Funny to quickly glance through the comments of this polarizing header. So old-school. As female owner of a tech company with a lot of female engineers in R&D and Operations, I must say I didn't even waste my time looking at the video.
John thanks for the question, but no time to answer with long experience. I have a business to run and want to focus my energy on that. Just some small advice: Don't sulk, do what you like, like what you do, be good at it and just do it. And then it doesn't matter if you're a man or a woman.
I agree with Maggy wholeheartedly. Do what yo love and be good at it.
And I really don't think there's as much difference between men and women as is being described in this thread. My own experience:
The worst police officer I ever partnered with was a woman.
The best police officer I ever partnered with was a woman.

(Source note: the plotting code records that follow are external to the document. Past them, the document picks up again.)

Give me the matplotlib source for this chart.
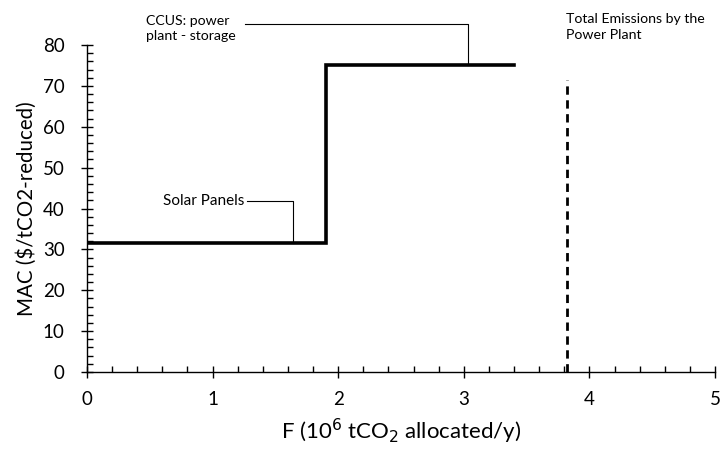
import matplotlib.pyplot as plt
from matplotlib.ticker import MultipleLocator

plt.rcParams['font.family'] = ['Lato', 'DejaVu Sans']

# abatement steps: allocated amount (10^6 tCO2/y) and marginal cost ($/tCO2)
step_x = [0, 1.9, 1.9, 3.4]
step_mac = [31.5, 31.5, 75, 75]
total_emissions = 3.82

fig = plt.figure(figsize=(7.23, 4.55), dpi=100)
ax = fig.add_axes([0.1203, 0.1824, 0.8687, 0.7186])

ax.plot(step_x, step_mac, color='black', lw=2.6, solid_joinstyle='miter')
ax.plot([total_emissions, total_emissions], [0, 71.5], color='black', lw=2,
        ls=(0, (3, 2)))

ax.set_xlim(0, 5)
ax.set_ylim(0, 80)
ax.xaxis.set_major_locator(MultipleLocator(1))
ax.xaxis.set_minor_locator(MultipleLocator(0.2))
ax.yaxis.set_major_locator(MultipleLocator(10))
ax.yaxis.set_minor_locator(MultipleLocator(2))
ax.tick_params(which='major', direction='inout', length=8, width=1, labelsize=13.5, color='black')
ax.tick_params(which='minor', direction='in', length=4, width=1)
ax.tick_params(axis='x', which='major', pad=10)
ax.tick_params(axis='y', which='major', pad=12)
for s in ['top', 'right']:
    ax.spines[s].set_visible(False)
for s in ['left', 'bottom']:
    ax.spines[s].set_linewidth(1)

ax.set_xlabel('F (10$^{6}$ tCO$_{2}$ allocated/y)', fontsize=16, labelpad=6)
ax.set_ylabel('MAC ($/tCO2-reduced)', fontsize=14.8, labelpad=4)

# callouts
ax.plot([1.64, 1.64, 1.27], [31.5, 41.8, 41.8], color='black', lw=0.8)
ax.text(1.25, 41.8, 'Solar Panels', fontsize=11, ha='right', va='center')

ax.plot([3.03, 3.03, 1.26], [75, 85.1, 85.1], color='black', lw=0.8, clip_on=False)
ax.text(0.47, 84.0, 'CCUS: power\nplant - storage', fontsize=10.2, ha='left', va='center',
        linespacing=1.25)

ax.text(3.81, 84.4, 'Total Emissions by the\nPower Plant', fontsize=10.2, ha='left', va='center',
        linespacing=1.35)

fig.savefig('out.png', dpi=100)
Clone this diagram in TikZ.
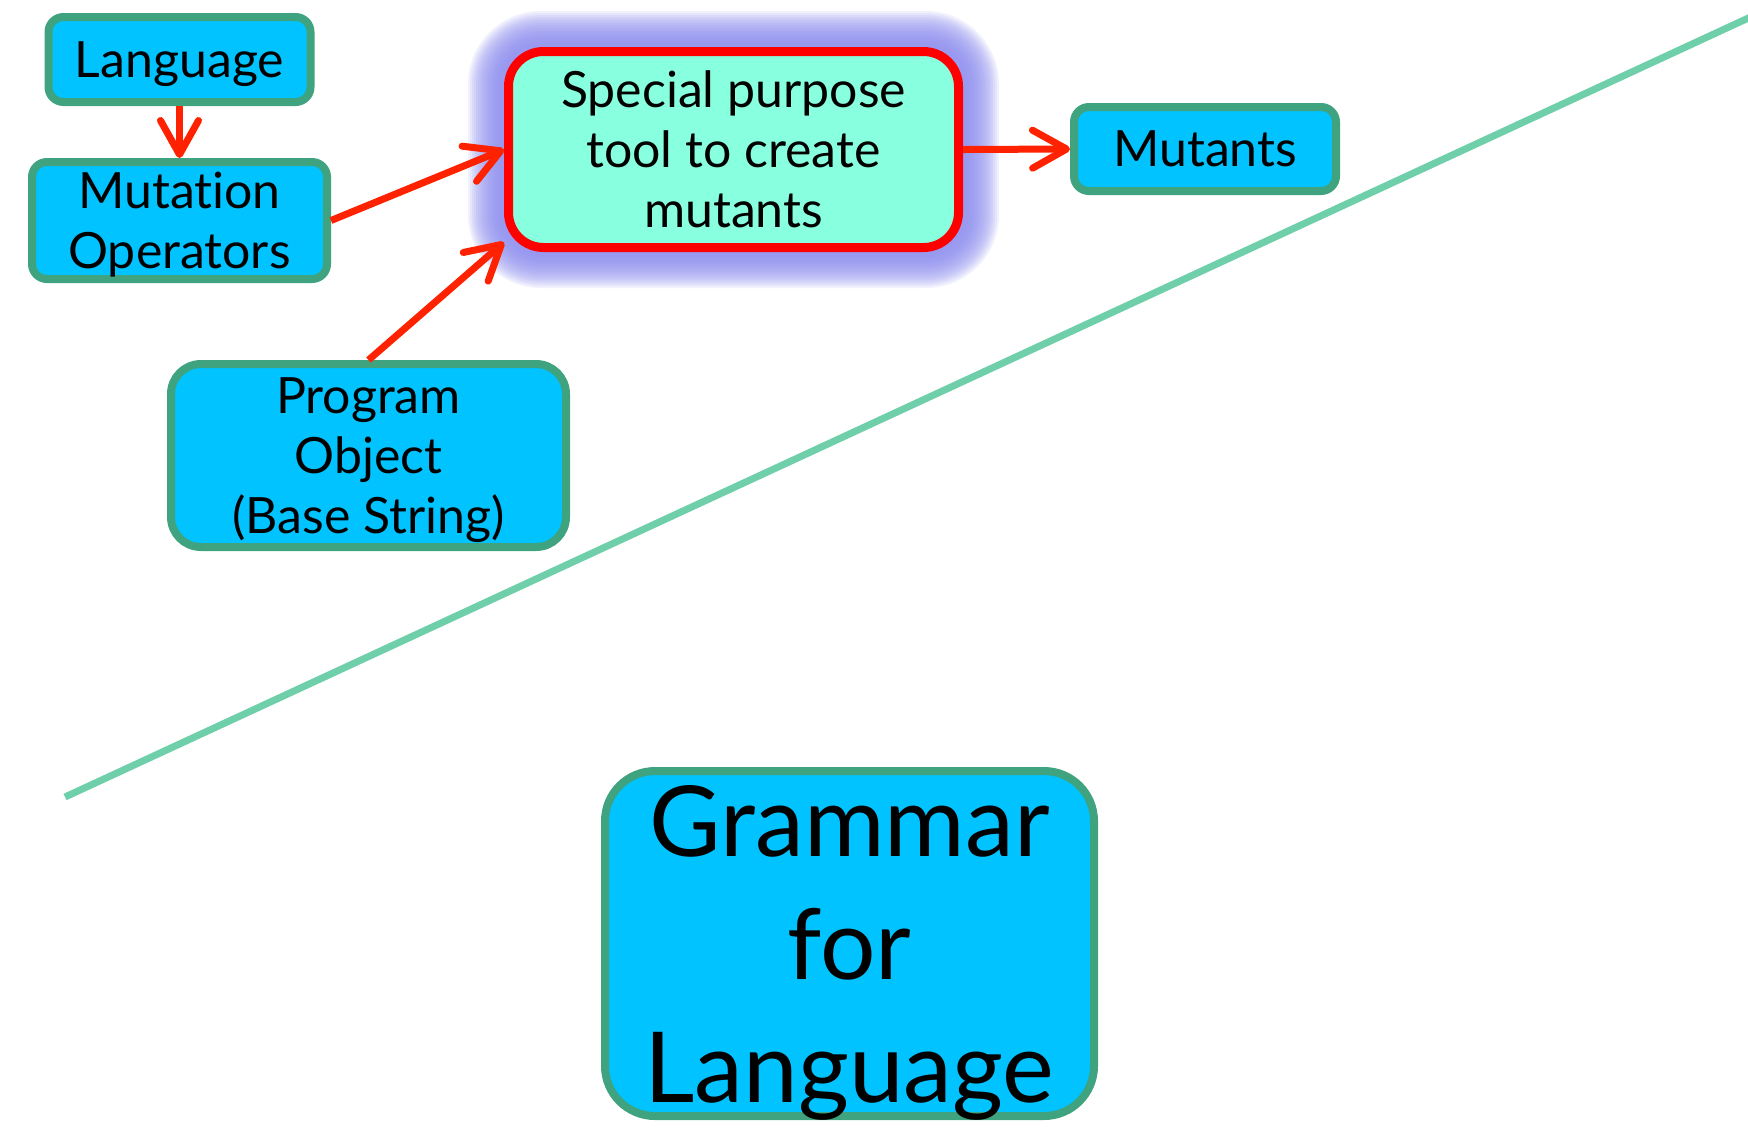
\documentclass[tikz,border=0pt]{standalone}
\usepackage{fontspec}
\setmainfont{Lato}[Ligatures=NoCommon]
\usetikzlibrary{arrows.meta,backgrounds,calc}
\definecolor{boxfill}{RGB}{0,195,255}
\definecolor{boxedge}{RGB}{62,163,126}
\definecolor{toolfill}{RGB}{136,255,222}
\definecolor{tooledge}{RGB}{255,0,0}
\definecolor{halo}{RGB}{140,140,238}
\definecolor{flow}{RGB}{255,34,0}
\definecolor{divider}{RGB}{111,207,170}
\begin{document}
\begin{tikzpicture}[x=0.5pt,y=-0.5pt,
  box/.style={draw=boxedge, fill=boxfill, line width=4pt, rounded corners=7.5pt,
    align=center, inner sep=0pt, text depth=0pt,
    font=\fontsize{25}{30}\selectfont},
  toolbox/.style={box, draw=tooledge, fill=toolfill, line width=4.5pt, rounded corners=17.5pt},
  bigbox/.style={box, rounded corners=25pt, font=\fontsize{49}{61.5}\selectfont},
  flowarrow/.style={draw=flow, line width=3.5pt,
    -{Straight Barb[length=17pt,width=19pt,round]}},
  divline/.style={draw=divider, line width=3.5pt}
]
\clip (0,0) rectangle (1748,1131);

% diagonal separator
\path[divline] (65,797) -- (1770,8);

% boxes
\node[box, minimum width=131pt, minimum height=42.5pt] (lang) at (179.5,59.5) {Language};
\node[box, minimum width=147.5pt, minimum height=58.5pt] (mutop) at (179.5,220.5) {Mutation\\Operators};
\node[toolbox, minimum width=225pt, minimum height=98pt] (tool) at (733.5,149.5) {Special purpose\\tool to create\\mutants};
\node[box, minimum width=131pt, minimum height=42pt] (mutants) at (1205,149) {Mutants};
\node[box, rounded corners=15pt, minimum width=197.5pt, minimum height=91.5pt] (prog) at (368.5,455.5) {Program\\Object\\(Base String)};
\node[bigbox, minimum width=244.5pt, minimum height=172.5pt] (gram) at (849.5,943.5) {Grammar\\for\\Language};

% soft halo behind the tool box
\begin{scope}[on background layer]
  \foreach \d [evaluate=\d as \r using 19.5+0.5*\d] in {2,4,...,34} {
    \fill[halo, opacity=0.12, rounded corners=\r pt]
      ($(tool.north west)+(-\d-2,-\d-2)$) rectangle ($(tool.south east)+(\d+2,\d+2)$);
  }
\end{scope}

% connectors
\draw[flowarrow] (lang) -- (mutop);
\draw[flowarrow] (mutop.east) -- (tool.west);
\draw[flowarrow] (prog.north) -- (tool.202);
\draw[flowarrow] (tool.east) -- (mutants.west);
\end{tikzpicture}
\end{document}
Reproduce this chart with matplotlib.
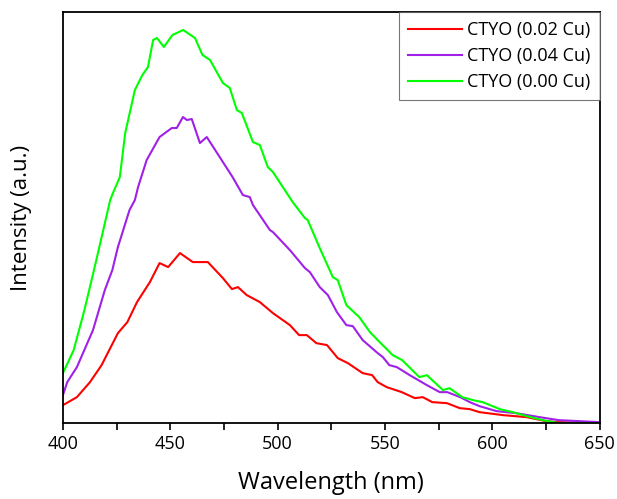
import matplotlib.pyplot as plt
from matplotlib.ticker import MultipleLocator

plt.rcParams['font.family'] = ['Open Sans', 'DejaVu Sans']

# CTYO (0.00 Cu) - green
wl_00 = [400, 405, 410, 415, 419, 422, 423.3, 426.5, 429, 433.5, 437, 439.6, 442, 443.8,
         447, 451, 456, 461.5, 465, 468.5, 474.5, 477.7, 481, 483.3, 488.5, 491.7, 495.4,
         497.8, 507, 512.7, 514, 519.6, 525.7, 528, 532, 538, 543, 546.6, 553.6, 558, 566,
         569.5, 577, 580, 586, 591, 595.5, 603.5, 609.5, 616, 623.5, 631, 650]
int_00 = [50, 73, 113, 158, 195, 223, 230, 246, 290, 333, 348, 356, 383, 385,
          376, 388, 393, 385, 368, 363, 340, 335, 313, 310, 281, 278, 256,
          251, 221, 205, 203, 175, 146, 143, 118, 106, 91, 83, 68, 63, 46,
          48, 33, 35, 26, 23, 21, 14, 11, 7, 3, 0, 0]

# CTYO (0.04 Cu) - purple
wl_04 = [400, 402, 406.5, 414, 419.5, 423, 425.6, 431, 433.5, 435, 439, 445, 450.7, 453,
         455.9, 457.7, 460, 463.8, 467, 473, 479, 483.8, 487, 488.5, 496.4, 497.8, 505.7,
         512.7, 515, 519.6, 523.4, 527.6, 532, 535, 539.6, 546.6, 549, 552, 555.5, 561.5,
         569.5, 575.5, 579, 585, 589.5, 594, 602, 611, 622, 631, 640.6, 650]
int_04 = [28, 41, 56, 93, 133, 153, 176, 213, 223, 236, 263, 286, 295, 295,
          306, 303, 304, 280, 286, 266, 246, 228, 226, 218, 193, 191, 173,
          155, 151, 136, 128, 111, 98, 97, 83, 70, 66, 58, 56, 48,
          38, 31, 31, 26, 21, 17, 12, 10, 6, 3, 2, 1]

# CTYO (0.02 Cu) - red
wl_02 = [400, 406.5, 412.6, 418, 425.6, 430, 434.5, 440.5, 445, 449, 454.5, 460.5, 467.5,
         474.5, 478.7, 481.5, 485.6, 491.7, 497.8, 505.7, 510, 513.6, 518, 523, 528, 532.7,
         539.6, 544, 546.6, 550.8, 557.8, 563.9, 567.6, 572, 578.8, 584.8, 589.5, 594, 605,
         616, 625, 631, 650]
int_02 = [18, 26, 41, 58, 90, 101, 121, 141, 160, 156, 170, 161, 161,
          145, 134, 136, 128, 121, 110, 98, 88, 88, 80, 78, 65, 60,
          50, 48, 41, 36, 31, 25, 26, 21, 20, 15, 14, 11, 8,
          6, 2, 1, 0]

fig = plt.figure(figsize=(6.17, 4.99), dpi=100)
ax = fig.add_axes([0.102, 0.152, 0.870, 0.824])

ax.plot(wl_02, int_02, color='#ff0000', lw=1.5, label='CTYO (0.02 Cu)')
ax.plot(wl_04, int_04, color='#a020e8', lw=1.5, label='CTYO (0.04 Cu)')
ax.plot(wl_00, int_00, color='#00ff00', lw=1.5, label='CTYO (0.00 Cu)')

ax.set_xlim(400, 650)
ax.set_ylim(0, 411)
ax.xaxis.set_major_locator(MultipleLocator(50))
ax.xaxis.set_minor_locator(MultipleLocator(25))
ax.tick_params(axis='x', which='both', direction='out', length=5, width=1.2, labelsize=13)
ax.set_yticks([])
for s in ax.spines.values():
    s.set_linewidth(1.3)

ax.set_xlabel('Wavelength (nm)', fontsize=17, labelpad=13)
ax.set_ylabel('Intensity (a.u.)', fontsize=16, labelpad=22)

leg = ax.legend(loc='upper right', fontsize=13, handlelength=3.0, frameon=True,
                fancybox=False, borderaxespad=0, edgecolor='#555555',
                labelspacing=0.45, borderpad=0.5, handletextpad=0.3)
leg.get_frame().set_linewidth(0.8)

fig.savefig('out.png', dpi=100)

The worst manager I ever had was a woman.
The best manager I ever had was a woman, and she wasn't even a manager -- she was a supervisor, and out-performed the managers I've worked for.
Most of the women I know have less emotional intelligence than the men I know, but the ones who have more far outshine the men.
I read the wiki article linked above about women's greater cognitive and emotional abilities, but I don't buy it based on my personal experience. And apply a little critical thinking -- check the reference material authors -- the overwhelming majority of authors are women (where the names would seem to indicate gender), so are the conclusions really objective and unbiased?
I don't think that women are less capable than men, emotionally or otherwise. Nor do I think they're more capable.
I just think there is more equality among men's and women's traits than is being represented by some in this thread.
It's pretty typical these days to make men the enemy or the lesser sex. It's funny how things have changed. If you insulted women the would be in big trouble. Since men are now looked down on he knew he could get away with this. He is not a leader - just running out of ideas.
Mr. Whall's comments dovetail perfectly with the ADT notion that home security installations are now nothing more than 'Lick 'em and Stick 'em'. If you can't do it with double-sided sticky tape the job simply can't be done! What he doesn't say is that quality employees cost money. If you want a technically competent employee that also has a personality that makes the customer 'feel' good about the installation - well then you're going to have to pay more to find them and to keep them. Personally, If I hire a professional to work in my home my FIRST expectation is that he/she has the knowledge and experience to complete the job to my satisfaction. As long as they are not outwardly rude, I could give a damn about their personality! I also feel Mr. Whall could be called on the carpet for the sexist nature of his comments. Women are much better at emotional skills, where as the traditional installer is just a bunch of guys in trucks. What?
Politicization has penetrated social media, the news, every aspect of life. Now this cancer has entered business. This thread is a perfect illustration of how politicization spurs people to find their bottom.
The thread has devolved into name-calling and in some cases irrelevant political correctness discussion which is often the case found in the "comments" section in any clickbait article or political "meme" on social media. The arguments found in such threads are for the most part mindless and I would hate to see a great technical and business forum like IPVM devolve into something like that.